● What is expected
Only a number is wanted: how many lines in the listing contain the word "this"?

--- Start of Exercise data ---

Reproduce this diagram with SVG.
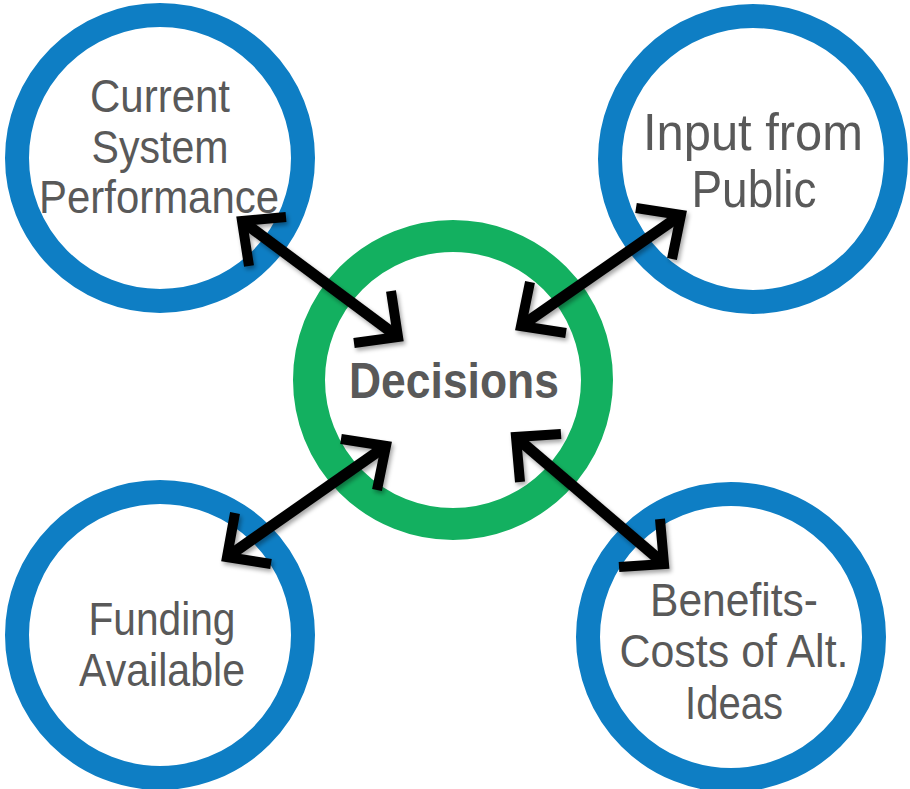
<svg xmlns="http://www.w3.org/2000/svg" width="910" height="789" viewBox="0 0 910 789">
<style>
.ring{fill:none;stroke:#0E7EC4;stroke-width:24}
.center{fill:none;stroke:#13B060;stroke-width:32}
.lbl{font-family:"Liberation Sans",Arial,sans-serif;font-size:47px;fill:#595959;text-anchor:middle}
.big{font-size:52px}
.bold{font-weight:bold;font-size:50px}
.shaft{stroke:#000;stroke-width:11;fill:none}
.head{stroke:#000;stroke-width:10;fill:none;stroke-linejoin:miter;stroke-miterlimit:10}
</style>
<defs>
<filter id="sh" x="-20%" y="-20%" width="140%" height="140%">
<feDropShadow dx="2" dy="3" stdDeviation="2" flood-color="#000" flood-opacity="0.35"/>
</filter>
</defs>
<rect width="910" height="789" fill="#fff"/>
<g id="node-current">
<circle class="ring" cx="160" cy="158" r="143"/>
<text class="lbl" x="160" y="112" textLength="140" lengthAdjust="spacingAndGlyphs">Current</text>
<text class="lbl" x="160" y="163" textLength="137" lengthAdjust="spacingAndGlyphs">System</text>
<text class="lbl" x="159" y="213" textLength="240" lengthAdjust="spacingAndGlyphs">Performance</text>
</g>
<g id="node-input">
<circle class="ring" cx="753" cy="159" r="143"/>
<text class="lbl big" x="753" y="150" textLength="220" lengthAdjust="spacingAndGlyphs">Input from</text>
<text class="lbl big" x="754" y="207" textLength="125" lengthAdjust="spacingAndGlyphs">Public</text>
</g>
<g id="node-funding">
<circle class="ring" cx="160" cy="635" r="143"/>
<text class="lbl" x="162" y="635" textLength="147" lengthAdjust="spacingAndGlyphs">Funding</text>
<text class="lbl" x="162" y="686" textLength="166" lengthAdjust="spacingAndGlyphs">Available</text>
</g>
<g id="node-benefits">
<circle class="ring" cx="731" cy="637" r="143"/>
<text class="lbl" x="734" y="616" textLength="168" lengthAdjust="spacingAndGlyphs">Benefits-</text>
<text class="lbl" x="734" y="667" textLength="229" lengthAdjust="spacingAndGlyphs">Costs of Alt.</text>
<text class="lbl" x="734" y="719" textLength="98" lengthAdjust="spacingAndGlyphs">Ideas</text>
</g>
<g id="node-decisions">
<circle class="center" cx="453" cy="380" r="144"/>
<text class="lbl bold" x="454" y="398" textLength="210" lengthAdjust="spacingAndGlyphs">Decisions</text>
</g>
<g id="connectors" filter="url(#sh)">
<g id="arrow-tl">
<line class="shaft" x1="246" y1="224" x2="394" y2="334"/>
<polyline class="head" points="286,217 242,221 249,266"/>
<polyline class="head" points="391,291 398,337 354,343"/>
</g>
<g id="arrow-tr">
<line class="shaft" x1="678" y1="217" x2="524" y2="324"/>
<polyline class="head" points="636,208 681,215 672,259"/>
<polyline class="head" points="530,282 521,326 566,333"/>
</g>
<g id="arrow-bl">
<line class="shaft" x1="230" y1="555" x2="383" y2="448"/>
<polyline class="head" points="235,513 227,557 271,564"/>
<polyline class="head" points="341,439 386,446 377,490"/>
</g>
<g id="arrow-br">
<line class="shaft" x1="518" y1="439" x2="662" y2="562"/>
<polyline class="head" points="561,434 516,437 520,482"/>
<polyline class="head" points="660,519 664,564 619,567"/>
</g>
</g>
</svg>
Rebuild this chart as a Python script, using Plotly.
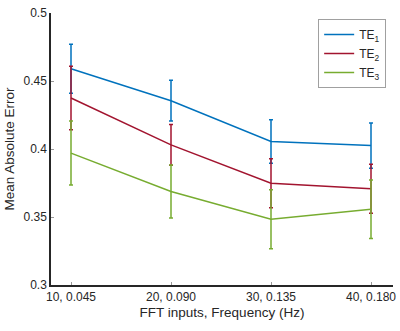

--- End of Exercise data ---

● Final result
2